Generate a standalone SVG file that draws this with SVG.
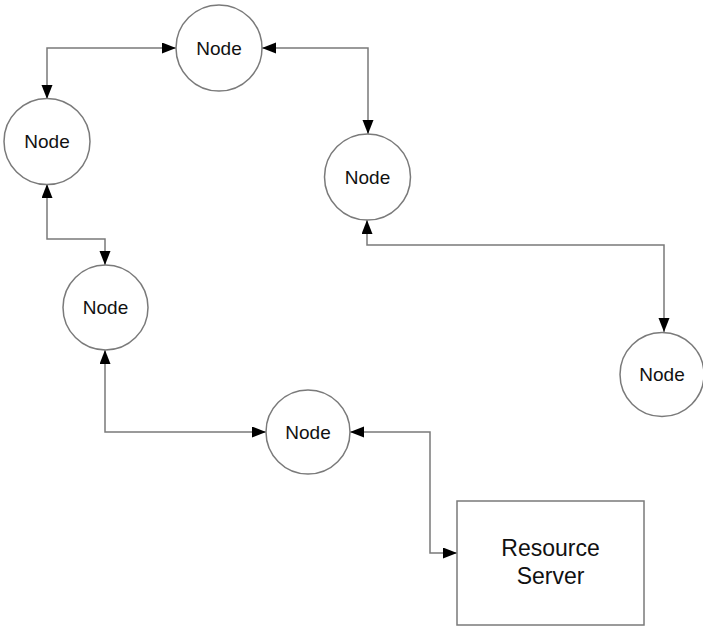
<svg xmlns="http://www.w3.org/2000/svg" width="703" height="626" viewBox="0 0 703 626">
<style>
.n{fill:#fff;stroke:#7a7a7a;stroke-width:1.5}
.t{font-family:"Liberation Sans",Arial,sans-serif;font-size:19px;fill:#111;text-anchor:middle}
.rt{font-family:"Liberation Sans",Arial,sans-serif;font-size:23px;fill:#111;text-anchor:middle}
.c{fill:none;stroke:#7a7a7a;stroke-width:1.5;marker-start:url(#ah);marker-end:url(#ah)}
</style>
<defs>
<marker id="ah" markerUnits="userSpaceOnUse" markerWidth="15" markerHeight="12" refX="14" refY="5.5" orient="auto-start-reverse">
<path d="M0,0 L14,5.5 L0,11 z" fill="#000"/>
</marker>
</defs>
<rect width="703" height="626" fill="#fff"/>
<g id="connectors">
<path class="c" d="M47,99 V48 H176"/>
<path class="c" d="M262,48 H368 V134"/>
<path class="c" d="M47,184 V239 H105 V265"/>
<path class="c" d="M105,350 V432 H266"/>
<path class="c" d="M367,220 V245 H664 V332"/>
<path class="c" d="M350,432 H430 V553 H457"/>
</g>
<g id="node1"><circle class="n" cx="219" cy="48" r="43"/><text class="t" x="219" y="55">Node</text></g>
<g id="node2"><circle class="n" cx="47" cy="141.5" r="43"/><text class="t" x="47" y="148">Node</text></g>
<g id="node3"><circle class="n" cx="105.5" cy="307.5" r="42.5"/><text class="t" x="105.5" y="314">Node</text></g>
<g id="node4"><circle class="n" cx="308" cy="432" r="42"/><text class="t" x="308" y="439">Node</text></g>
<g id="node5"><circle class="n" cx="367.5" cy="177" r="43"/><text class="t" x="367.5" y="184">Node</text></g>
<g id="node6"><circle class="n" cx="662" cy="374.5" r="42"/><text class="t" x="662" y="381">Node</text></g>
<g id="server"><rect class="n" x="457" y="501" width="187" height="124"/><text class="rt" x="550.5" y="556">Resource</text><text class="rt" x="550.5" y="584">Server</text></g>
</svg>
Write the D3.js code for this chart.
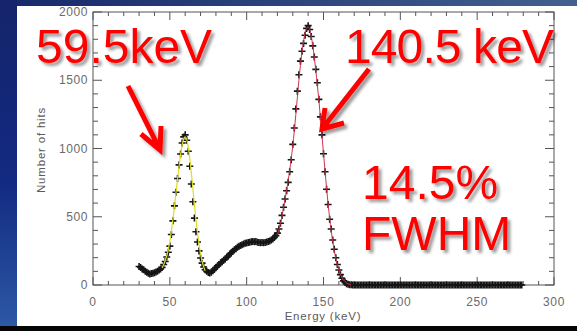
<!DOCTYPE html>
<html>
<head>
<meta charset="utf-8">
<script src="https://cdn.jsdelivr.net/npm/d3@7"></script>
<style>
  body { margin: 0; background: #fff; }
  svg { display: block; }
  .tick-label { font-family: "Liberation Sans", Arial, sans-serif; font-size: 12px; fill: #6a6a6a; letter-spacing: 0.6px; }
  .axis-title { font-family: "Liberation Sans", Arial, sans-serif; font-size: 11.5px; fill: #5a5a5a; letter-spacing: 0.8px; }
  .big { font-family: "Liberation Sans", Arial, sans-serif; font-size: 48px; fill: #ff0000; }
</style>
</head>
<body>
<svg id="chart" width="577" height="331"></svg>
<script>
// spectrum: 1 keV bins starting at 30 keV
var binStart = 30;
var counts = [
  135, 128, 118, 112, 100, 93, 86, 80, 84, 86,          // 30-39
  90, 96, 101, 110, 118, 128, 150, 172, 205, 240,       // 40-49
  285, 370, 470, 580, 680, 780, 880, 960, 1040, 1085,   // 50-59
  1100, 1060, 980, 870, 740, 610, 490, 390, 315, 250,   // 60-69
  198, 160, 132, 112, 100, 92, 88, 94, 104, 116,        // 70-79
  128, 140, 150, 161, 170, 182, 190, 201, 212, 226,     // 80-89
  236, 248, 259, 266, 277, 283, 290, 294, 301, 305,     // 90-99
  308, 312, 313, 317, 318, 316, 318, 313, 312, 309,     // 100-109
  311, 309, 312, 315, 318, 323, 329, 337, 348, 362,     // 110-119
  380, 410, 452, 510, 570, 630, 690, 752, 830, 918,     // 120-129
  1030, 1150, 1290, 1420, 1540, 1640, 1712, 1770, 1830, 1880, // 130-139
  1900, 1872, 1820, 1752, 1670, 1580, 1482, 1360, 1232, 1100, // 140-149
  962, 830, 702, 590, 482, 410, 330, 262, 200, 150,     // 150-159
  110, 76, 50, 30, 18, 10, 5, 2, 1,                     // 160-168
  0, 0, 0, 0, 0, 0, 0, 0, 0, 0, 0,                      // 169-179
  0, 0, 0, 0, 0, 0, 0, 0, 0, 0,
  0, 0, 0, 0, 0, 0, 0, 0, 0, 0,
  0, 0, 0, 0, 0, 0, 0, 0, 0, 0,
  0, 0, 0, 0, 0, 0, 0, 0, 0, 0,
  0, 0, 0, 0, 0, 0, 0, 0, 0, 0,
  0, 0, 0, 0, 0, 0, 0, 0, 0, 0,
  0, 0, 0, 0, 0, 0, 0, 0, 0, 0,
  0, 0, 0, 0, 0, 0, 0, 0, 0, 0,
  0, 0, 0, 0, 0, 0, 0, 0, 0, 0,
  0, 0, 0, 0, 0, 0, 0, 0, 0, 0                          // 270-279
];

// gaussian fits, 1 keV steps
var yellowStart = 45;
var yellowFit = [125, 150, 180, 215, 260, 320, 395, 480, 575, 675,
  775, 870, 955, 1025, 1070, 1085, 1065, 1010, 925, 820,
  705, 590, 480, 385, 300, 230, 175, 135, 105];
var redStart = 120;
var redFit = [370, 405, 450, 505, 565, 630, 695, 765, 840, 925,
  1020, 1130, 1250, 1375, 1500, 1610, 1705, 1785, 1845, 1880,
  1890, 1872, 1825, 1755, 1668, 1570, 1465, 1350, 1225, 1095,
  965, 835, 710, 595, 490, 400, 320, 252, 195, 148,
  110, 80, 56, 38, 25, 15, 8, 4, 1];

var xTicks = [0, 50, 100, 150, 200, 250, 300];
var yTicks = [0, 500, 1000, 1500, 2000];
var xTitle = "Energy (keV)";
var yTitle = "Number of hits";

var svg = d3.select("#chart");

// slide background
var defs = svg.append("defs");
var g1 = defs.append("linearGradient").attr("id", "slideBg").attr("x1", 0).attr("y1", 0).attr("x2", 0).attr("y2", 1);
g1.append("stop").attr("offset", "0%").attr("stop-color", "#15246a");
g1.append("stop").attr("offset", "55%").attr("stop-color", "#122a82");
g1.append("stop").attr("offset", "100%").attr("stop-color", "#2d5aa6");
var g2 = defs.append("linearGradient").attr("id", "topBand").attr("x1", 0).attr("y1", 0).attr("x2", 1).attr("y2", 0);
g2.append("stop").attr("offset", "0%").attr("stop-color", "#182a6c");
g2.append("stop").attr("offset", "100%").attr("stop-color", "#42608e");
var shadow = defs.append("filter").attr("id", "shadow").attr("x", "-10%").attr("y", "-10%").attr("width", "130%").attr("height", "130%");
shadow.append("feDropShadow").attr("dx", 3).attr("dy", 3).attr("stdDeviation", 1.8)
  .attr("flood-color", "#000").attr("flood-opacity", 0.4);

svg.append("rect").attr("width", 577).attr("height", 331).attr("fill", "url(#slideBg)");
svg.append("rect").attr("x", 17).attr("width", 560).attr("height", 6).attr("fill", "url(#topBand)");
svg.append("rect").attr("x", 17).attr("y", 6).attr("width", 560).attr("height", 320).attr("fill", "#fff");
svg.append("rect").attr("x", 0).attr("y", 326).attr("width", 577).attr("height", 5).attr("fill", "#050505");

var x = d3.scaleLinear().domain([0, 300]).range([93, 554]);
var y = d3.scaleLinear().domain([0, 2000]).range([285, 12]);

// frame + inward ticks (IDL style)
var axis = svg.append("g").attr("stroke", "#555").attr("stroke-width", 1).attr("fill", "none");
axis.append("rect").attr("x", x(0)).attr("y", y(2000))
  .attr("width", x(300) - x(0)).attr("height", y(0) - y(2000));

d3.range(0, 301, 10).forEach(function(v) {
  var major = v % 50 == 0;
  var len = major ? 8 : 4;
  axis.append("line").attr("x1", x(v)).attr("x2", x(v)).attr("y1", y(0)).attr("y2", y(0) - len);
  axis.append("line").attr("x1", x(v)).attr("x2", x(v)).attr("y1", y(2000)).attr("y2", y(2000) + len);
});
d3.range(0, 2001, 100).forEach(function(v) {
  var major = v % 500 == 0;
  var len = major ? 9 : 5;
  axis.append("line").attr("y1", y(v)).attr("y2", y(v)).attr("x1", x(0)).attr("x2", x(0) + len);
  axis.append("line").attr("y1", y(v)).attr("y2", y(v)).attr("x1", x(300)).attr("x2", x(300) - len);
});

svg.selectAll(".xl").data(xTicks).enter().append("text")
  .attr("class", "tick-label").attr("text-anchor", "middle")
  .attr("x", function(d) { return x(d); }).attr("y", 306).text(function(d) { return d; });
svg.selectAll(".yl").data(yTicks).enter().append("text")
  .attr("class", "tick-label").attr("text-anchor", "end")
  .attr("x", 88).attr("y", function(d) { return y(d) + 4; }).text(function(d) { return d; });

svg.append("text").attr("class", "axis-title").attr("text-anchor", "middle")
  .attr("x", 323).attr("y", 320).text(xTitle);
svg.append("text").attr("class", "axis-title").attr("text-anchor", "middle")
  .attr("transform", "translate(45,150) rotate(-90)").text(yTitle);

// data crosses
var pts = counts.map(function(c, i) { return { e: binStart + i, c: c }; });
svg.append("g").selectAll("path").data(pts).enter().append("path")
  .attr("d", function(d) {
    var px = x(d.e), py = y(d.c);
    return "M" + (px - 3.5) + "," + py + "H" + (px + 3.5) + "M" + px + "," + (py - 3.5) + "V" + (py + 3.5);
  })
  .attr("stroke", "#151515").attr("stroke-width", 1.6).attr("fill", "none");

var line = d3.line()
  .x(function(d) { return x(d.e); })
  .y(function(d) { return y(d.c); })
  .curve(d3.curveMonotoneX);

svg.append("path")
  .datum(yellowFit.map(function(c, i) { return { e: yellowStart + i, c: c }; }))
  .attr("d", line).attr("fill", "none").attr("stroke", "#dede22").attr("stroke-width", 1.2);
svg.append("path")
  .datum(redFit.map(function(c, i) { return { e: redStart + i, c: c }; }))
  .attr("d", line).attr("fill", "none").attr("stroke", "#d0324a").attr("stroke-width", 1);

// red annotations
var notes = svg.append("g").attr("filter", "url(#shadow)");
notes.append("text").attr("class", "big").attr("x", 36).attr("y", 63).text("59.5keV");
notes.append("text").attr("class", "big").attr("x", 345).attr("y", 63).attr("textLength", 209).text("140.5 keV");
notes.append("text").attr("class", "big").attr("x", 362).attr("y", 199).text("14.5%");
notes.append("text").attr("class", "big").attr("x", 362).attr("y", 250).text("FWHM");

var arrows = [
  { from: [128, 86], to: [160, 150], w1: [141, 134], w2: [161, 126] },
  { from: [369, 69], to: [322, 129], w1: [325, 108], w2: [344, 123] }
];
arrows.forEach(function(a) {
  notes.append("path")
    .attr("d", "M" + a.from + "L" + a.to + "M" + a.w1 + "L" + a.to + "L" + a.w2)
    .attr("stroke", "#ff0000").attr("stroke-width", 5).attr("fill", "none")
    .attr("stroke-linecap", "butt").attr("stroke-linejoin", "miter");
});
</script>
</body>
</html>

→ What needs to be done
Find how many lines hold the string "chart", and state that number alone.

→ Exercise result
3